How much did the Fed steal from U.S. savers? $7.5 billion and still counting. When the Federal Reserve keeps interest rates close to zero, who wins and who loses?

The losers are savers like you and me who keep some portion of their assets in the bank.

The winners are the banks that get to use our money for free and make leveraged investments in safe Treasury notes. This homegrown carry trade can produce 15% returns on equity for the banks at our expense. Artificially low interest rates are a case of stealing from savers and transferring the profits to the banks. Its like a bank robbery in reverse, where the bank robs you!

Relative to normal interest rates at this stage of a business cycle, savers have lost over $7.5 billion in interest due to the Feds policies. Some estimates put the losses much higher.

Here’s what a Blanchard client said upon reading the above: Wait until they go negative!

Negative rates seem to be popping up all over the globe as central banks struggle just to keep their respective economies stagnant, much less growing. Most people can’t imagine negative rates happening in the United States, but the Fed is pretty much close to zero interest rates as it is and has no bullets left in its monetary-policy gun.

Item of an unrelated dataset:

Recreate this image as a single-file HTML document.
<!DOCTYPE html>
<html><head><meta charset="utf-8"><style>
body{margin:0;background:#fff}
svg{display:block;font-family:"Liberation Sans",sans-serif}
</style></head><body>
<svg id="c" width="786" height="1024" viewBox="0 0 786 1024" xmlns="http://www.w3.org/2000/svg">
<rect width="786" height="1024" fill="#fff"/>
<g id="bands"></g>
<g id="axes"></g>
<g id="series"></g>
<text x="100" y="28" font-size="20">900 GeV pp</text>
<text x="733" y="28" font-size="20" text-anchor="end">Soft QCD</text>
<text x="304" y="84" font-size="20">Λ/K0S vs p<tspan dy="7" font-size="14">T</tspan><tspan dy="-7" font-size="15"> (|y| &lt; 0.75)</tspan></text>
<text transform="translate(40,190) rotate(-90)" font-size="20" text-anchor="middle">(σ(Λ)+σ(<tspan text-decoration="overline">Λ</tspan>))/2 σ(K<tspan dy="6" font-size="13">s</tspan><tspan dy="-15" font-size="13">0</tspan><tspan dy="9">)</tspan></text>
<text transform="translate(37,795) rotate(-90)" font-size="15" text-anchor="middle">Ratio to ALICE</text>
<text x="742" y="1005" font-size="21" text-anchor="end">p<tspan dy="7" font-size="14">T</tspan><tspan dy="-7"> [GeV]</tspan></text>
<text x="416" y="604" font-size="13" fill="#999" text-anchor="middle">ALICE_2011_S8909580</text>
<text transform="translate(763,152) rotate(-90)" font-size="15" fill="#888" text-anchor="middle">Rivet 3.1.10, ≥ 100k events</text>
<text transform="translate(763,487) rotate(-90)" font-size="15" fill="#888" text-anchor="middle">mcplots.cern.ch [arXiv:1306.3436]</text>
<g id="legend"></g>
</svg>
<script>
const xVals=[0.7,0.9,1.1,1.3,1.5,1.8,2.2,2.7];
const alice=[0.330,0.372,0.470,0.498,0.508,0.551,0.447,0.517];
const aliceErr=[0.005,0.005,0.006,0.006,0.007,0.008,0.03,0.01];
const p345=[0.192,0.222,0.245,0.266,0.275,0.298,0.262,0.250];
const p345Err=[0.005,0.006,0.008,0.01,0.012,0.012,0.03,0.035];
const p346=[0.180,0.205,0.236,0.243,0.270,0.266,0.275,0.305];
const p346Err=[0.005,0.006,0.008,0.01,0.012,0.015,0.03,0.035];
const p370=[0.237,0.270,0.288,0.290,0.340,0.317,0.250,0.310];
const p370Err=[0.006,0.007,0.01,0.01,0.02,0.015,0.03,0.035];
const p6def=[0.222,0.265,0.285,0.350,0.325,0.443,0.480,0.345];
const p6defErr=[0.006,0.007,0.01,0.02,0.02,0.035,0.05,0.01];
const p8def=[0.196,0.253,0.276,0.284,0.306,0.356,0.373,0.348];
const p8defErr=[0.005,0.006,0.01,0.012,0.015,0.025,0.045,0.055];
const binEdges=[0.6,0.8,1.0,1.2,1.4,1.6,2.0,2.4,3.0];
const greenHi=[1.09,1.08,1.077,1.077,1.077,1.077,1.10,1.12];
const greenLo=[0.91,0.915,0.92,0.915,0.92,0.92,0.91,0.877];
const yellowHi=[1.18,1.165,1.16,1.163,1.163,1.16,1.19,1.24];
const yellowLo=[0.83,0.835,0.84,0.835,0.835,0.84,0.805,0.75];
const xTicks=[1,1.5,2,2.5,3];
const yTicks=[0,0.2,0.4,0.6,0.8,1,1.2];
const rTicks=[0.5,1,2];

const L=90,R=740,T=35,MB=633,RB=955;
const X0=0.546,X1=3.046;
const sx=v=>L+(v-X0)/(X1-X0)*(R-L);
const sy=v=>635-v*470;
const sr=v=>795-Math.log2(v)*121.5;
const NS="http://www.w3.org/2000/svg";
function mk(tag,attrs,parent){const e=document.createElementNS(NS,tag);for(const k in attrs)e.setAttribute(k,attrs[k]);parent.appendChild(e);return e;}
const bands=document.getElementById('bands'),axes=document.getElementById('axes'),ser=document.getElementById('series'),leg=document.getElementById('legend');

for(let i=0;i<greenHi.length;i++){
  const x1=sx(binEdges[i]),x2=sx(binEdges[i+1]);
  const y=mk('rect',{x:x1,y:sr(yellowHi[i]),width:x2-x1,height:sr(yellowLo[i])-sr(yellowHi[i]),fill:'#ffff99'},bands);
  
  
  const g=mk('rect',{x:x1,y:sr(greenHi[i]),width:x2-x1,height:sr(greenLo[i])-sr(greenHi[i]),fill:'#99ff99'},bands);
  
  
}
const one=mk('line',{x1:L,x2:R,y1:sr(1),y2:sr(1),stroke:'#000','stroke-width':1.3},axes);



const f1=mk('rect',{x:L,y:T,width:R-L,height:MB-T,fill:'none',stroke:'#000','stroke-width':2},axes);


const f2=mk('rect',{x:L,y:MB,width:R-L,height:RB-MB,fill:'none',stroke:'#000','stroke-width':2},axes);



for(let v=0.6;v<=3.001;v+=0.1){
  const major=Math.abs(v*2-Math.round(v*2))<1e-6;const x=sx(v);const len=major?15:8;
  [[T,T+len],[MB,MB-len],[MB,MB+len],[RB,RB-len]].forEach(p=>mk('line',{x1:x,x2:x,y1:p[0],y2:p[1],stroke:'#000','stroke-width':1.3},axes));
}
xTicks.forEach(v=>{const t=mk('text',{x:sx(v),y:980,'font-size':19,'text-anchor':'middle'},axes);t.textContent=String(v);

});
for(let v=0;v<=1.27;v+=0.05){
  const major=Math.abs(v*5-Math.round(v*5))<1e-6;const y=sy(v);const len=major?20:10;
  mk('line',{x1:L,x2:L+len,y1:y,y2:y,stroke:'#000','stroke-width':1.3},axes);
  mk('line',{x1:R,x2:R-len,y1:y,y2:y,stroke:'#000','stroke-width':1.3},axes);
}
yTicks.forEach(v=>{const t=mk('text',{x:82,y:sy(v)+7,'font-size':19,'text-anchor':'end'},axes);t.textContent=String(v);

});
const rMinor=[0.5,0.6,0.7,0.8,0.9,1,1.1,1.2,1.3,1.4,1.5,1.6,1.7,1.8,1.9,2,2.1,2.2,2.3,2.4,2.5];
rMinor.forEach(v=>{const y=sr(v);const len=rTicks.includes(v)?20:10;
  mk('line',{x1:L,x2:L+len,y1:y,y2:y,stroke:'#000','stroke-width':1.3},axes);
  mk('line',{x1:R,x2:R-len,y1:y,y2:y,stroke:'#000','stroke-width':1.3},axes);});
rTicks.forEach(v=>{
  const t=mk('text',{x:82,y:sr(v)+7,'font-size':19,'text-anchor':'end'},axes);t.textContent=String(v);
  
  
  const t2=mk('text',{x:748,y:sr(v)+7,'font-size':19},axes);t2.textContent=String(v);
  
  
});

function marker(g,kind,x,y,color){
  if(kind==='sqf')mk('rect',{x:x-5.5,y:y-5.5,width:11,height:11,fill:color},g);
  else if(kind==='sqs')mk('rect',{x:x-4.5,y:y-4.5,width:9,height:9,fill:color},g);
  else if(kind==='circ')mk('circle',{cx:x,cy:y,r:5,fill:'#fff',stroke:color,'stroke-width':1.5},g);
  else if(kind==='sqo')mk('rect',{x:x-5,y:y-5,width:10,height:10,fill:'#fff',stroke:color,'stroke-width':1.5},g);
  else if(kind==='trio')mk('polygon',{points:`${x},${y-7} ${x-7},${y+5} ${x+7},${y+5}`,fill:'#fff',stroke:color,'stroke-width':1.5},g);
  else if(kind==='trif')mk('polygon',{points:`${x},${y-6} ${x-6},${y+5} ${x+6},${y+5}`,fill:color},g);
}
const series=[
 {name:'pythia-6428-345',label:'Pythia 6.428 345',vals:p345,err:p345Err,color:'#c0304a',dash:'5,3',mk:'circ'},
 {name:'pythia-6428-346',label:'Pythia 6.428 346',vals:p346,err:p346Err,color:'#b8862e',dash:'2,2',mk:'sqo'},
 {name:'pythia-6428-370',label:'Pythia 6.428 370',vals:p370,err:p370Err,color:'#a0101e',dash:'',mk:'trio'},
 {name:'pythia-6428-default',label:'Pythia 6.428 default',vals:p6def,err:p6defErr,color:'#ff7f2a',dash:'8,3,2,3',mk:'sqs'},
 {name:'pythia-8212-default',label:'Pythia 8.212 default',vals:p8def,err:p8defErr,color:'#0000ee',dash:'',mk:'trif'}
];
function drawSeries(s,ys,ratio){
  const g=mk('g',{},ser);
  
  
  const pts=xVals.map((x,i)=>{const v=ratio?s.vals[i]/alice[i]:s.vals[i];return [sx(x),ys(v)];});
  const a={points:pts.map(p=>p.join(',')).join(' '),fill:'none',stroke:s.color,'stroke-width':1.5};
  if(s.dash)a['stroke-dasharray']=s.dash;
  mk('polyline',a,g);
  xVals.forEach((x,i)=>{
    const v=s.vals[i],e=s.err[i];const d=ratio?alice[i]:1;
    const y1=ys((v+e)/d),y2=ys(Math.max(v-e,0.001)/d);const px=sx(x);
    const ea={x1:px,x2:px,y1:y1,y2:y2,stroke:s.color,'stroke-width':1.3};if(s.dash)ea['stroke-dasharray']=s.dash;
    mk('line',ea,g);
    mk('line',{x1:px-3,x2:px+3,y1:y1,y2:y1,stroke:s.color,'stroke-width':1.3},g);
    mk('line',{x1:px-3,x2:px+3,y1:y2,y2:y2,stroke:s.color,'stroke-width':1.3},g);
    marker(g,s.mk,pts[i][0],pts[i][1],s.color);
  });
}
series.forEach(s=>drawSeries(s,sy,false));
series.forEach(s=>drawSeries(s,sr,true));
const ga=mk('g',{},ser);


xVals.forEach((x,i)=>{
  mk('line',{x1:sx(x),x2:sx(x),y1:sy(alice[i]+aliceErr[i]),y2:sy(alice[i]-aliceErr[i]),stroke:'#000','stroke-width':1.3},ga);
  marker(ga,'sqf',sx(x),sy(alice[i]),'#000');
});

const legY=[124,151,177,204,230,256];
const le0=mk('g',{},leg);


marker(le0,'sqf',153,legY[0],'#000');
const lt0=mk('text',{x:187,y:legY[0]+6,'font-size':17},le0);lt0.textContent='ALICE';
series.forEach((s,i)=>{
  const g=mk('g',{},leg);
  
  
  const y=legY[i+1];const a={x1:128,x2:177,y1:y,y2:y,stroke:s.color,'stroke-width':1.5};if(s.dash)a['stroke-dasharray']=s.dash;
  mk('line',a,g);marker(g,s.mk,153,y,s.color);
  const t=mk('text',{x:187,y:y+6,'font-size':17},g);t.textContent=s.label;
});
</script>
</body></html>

What are negative interest rates? Its an even more draconian monetary policy than zero interest rates, in which savers receive little to nothing in interest for their bank deposits. Under negative rates, a bank customer actually gets back less than the original deposit; in effect, a depositor pays the bank a fee for the privilege of storing cash at the bank. Negative rates are a last-ditch attempt by central banks to generate inflation and stimulate the economy by forcing people to spend rather than save, since saving becomes a money-bleeding proposition.

The Fed has already reduced its projected number of interest-rate hikes in 2016 by half, from four to two, and as new economic data come in, it will likely reduce that number further. If the economy undergoes any hiccups at all, the Fed will be forced to reverse its December rate hike its first in almost a decade and be right back at zero, with a negative-interest-rate policy (NIRP) looming on the horizon.

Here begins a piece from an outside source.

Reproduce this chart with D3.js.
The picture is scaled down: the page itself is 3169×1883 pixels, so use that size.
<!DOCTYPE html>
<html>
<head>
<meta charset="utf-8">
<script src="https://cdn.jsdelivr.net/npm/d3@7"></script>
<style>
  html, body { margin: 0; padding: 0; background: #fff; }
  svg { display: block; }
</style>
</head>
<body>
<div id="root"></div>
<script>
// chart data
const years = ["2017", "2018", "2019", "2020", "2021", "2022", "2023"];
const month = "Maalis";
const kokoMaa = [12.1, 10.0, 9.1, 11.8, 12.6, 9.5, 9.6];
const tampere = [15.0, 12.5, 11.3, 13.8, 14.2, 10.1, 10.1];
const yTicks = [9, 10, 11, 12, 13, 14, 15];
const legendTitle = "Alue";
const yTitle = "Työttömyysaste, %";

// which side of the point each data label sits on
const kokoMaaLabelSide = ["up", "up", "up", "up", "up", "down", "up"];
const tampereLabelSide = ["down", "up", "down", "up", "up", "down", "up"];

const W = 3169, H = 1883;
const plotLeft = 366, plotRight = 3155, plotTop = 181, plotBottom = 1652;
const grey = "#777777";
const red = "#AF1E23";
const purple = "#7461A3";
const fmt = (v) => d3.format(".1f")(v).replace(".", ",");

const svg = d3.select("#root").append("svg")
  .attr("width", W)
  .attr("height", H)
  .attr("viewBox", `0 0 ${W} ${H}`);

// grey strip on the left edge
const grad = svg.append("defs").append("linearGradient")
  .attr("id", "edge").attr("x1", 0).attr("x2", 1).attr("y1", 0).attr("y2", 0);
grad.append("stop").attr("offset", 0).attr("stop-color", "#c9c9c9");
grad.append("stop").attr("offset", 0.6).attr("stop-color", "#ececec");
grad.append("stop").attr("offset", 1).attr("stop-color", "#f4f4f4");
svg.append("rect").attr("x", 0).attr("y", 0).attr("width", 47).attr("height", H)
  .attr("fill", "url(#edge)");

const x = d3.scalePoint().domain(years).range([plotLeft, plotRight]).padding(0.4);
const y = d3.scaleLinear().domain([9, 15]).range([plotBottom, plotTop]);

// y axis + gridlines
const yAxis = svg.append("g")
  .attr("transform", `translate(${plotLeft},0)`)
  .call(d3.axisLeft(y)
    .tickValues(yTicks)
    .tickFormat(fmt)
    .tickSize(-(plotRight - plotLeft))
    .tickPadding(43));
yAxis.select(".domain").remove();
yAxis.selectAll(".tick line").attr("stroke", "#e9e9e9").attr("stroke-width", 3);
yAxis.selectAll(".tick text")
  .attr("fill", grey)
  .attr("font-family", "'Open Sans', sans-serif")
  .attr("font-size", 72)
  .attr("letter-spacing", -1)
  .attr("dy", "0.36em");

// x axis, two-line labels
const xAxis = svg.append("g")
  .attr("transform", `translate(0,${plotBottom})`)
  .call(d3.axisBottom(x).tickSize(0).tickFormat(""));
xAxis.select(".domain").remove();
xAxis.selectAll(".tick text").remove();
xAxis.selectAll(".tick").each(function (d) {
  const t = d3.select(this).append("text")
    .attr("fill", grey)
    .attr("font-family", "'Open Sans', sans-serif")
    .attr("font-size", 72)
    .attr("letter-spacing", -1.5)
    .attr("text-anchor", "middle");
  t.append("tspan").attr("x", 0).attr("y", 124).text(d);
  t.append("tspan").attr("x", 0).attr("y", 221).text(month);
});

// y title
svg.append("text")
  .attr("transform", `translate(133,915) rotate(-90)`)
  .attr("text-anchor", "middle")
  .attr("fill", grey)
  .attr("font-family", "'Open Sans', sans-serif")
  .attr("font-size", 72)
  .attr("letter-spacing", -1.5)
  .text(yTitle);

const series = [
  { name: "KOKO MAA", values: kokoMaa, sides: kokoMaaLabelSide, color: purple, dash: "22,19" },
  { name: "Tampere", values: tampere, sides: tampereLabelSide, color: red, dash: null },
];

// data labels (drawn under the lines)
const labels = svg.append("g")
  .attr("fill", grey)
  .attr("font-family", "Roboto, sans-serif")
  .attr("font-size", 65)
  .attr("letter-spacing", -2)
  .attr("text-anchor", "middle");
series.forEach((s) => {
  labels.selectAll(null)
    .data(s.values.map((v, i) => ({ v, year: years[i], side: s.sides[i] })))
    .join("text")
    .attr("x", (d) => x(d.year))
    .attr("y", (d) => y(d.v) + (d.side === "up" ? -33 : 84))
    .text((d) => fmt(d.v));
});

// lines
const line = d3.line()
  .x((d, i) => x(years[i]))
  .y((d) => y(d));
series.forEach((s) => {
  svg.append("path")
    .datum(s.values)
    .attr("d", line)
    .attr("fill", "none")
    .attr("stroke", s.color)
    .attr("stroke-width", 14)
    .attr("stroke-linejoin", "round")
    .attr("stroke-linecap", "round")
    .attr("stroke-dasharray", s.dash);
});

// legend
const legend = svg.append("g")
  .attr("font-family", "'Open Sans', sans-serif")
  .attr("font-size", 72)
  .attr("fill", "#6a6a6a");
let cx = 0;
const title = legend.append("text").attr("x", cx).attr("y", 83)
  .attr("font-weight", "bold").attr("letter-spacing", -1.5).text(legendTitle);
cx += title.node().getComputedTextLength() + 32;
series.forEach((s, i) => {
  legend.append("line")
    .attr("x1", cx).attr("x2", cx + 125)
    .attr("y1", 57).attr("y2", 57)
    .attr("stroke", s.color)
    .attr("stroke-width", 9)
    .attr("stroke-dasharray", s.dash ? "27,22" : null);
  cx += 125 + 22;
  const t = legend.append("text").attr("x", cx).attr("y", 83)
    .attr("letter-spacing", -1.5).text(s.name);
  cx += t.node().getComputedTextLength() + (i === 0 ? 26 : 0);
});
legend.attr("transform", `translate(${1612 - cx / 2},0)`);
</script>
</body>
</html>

Gold is an excellent asset to hold during both ZIRP and NIRP environments. The dollar will weaken, and virtually no safe asset will offer a rate of return. Investors will start looking for the return of their money, not a return on their money. What happens when you give a bank $100 on deposit but get only $98 back when you return for your money? The power of gold during negative rates is that it offers a better chance at a yield than cash or bonds, which are money losers under NIRP.